Since then, disclosure of the pay package awarded to the former Chairman of the New York Stock Exchange has heightened the scrutiny that the Commission, the securities industry, the investing public, and the media are paying to exchange governance standards that reflect the highest commitment to independent and transparent decision-making. Prior to the current controversy, the NYSE and a few other self-regulatory organizations instituted special governance committees to further study how their structures and processes might be improved. I applaud these efforts but I believe that more remains to be done. I have assurances that the NYSE's new interim Chairman, John Reed, will reexamine these governance issues in more depth. I look forward to working with Mr. Reed on this important initiative.

Our securities markets are the strongest in the world. They have earned this position not only because they have the largest issuers, the greatest depth and liquidity, the most capital, and efficient execution systems - they also have a high degree of investor confidence. I intend to assure that investors can have a strong sense of trust and confidence in our exchanges. To this end, the Commission and its staff will be working diligently with the SROs to craft a regulatory environment that sets a high bar for sound and rigorous governance practices.

Global Settlement

Finally, the Committee requested an update, since my testimony on May 7, on the status of the research analyst global settlement, the SEC's portion of which was filed with a federal court on April 28, 2003. As described in the Commission's May 7 testimony, the global settlement would impose significant monetary relief, require the firms to make structural reforms to their research and investment banking operations, require the firms to provide customers with independent third-party research, and establish an investor education fund.

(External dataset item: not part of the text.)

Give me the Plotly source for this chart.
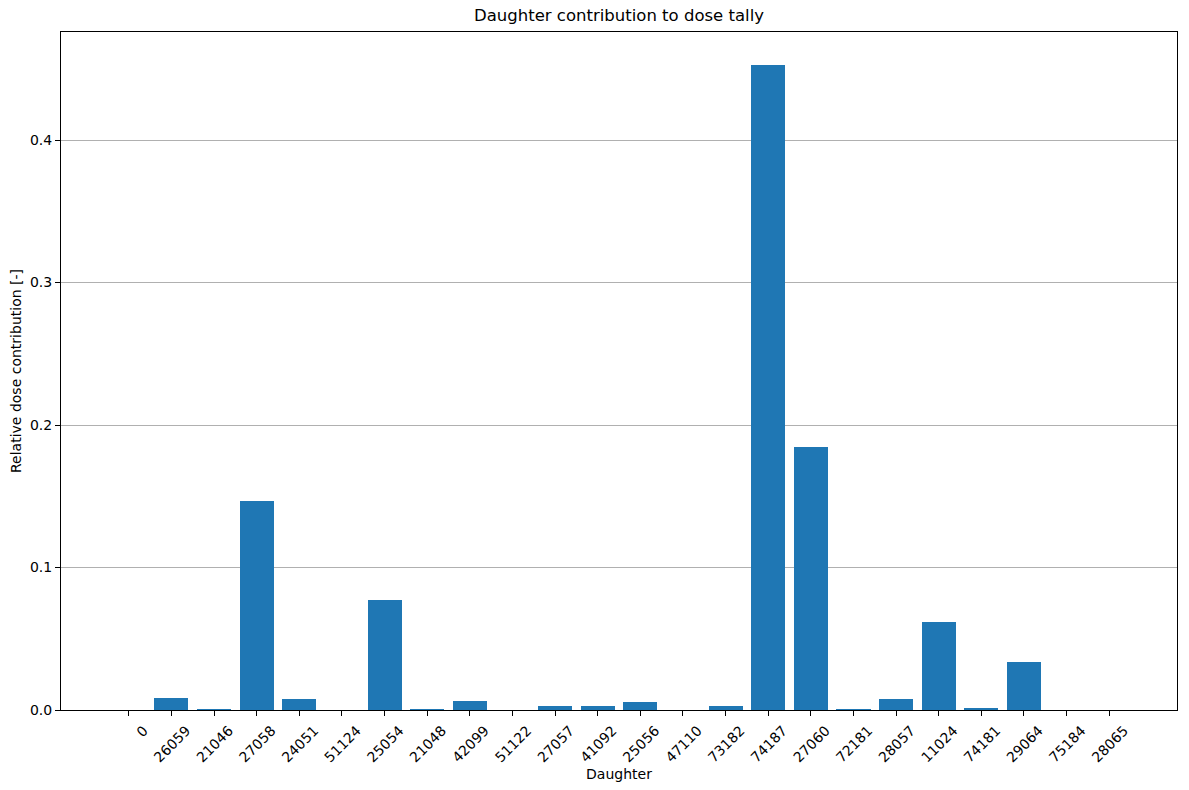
import plotly.graph_objects as go

daughters = ["0", "26059", "21046", "27058", "24051", "51124", "25054", "21048", "42099",
             "51122", "27057", "41092", "25056", "47110", "73182", "74187", "27060", "72181",
             "28057", "11024", "74181", "29064", "75184", "28065"]
contrib = [0.0, 0.0084, 0.0007, 0.1467, 0.0077, 0.0, 0.0772, 0.0007, 0.0065,
           0.0, 0.0030, 0.0030, 0.0058, 0.0, 0.0030, 0.4526, 0.1846, 0.0007,
           0.0077, 0.0618, 0.0014, 0.0337, 0.0, 0.0]

idx = list(range(len(daughters)))
font = "DejaVu Sans"

fig = go.Figure(go.Bar(x=idx, y=contrib, width=0.8, marker=dict(color="#1f77b4", line=dict(width=0))))

n = len(daughters)
fig.update_layout(
    width=1189, height=790,
    margin=dict(l=61, r=12, t=32, b=80),
    plot_bgcolor="white", paper_bgcolor="white",
    font=dict(family=font, size=14, color="black"),
    title=dict(text="Daughter contribution to dose tally", x=0.5, xref="paper",
               y=1, yref="container", yanchor="top", pad=dict(t=9),
               font=dict(family=font, size=16.5, color="black")),
    showlegend=False,
    bargap=0,
)
fig.update_xaxes(
    range=[-1.59, n - 1 + 1.59],
    tickmode="array", tickvals=idx, ticktext=daughters,
    tickangle=-45, ticks="outside", ticklen=5, tickcolor="black",
    ticklabelshift=15, ticklabelstandoff=1,
    showline=True, linecolor="black", linewidth=1, mirror=True,
    showgrid=False, zeroline=False,
    title=dict(text="Daughter", standoff=4, font=dict(family=font, size=14)),
)
fig.update_yaxes(
    range=[0, 0.4758],
    tickmode="array", tickvals=[0, 0.1, 0.2, 0.3, 0.4],
    ticktext=["0.0", "0.1", "0.2", "0.3", "0.4"],
    ticks="outside", ticklen=5, tickcolor="black",
    showline=True, linecolor="black", linewidth=1, mirror=True,
    showgrid=True, gridcolor="#b0b0b0", gridwidth=1, zeroline=False,
    title=dict(text="Relative dose contribution [-]", standoff=5, font=dict(family=font, size=14)),
)
fig.write_html("out.html")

Since the filing of the proposed settlement agreement with the federal court, U.S. District Court Judge William H. Pauley III has issued a series of orders requesting that the parties - both the Commission and the participating firms - submit additional information to the Court relating to the terms of the settlement. Those orders, dated June 2 and July 3, address a range of issues. Among the issues addressed were:

  • the implications for the proposed federal settlement should any state determine not to settle with a firm, and whether there is a timeframe in which each state must act on the proposed state settlements;
     
  • the allocation of the settlement payments between disgorgement and penalties, and whether any firms intend to seek federal tax deductions or third-party indemnification for settlement payments;
     
  • the operations of the Distribution and Investor Education Funds, such as the identity of potentially relevant securities and time periods, the number of shares of each potentially relevant security purchased by each firms' customers, the total dollar volume of such purchases, and whether the Investor Education Fund should have audit procedures.

The Commission and the firms filed responses to the Court's orders, and the proposed global settlement remains pending before the Court. Nevertheless, the Commission staff believes that, in anticipation of the Court's approval of the settlement, firms are moving forward with preparations to implement the settlement requirements. Moreover, the staff of the Commission will respond to any future inquiries from the Court, and will work to have the global settlement implemented as soon as possible.

Conclusion

Thank you again for inviting me to speak on behalf of the Commission and the investing public. We at the Commission take our responsibility of protecting our nation's investors very seriously. I welcome the opportunity to share our current initiatives with you, and I would be pleased to answer any questions that you may have.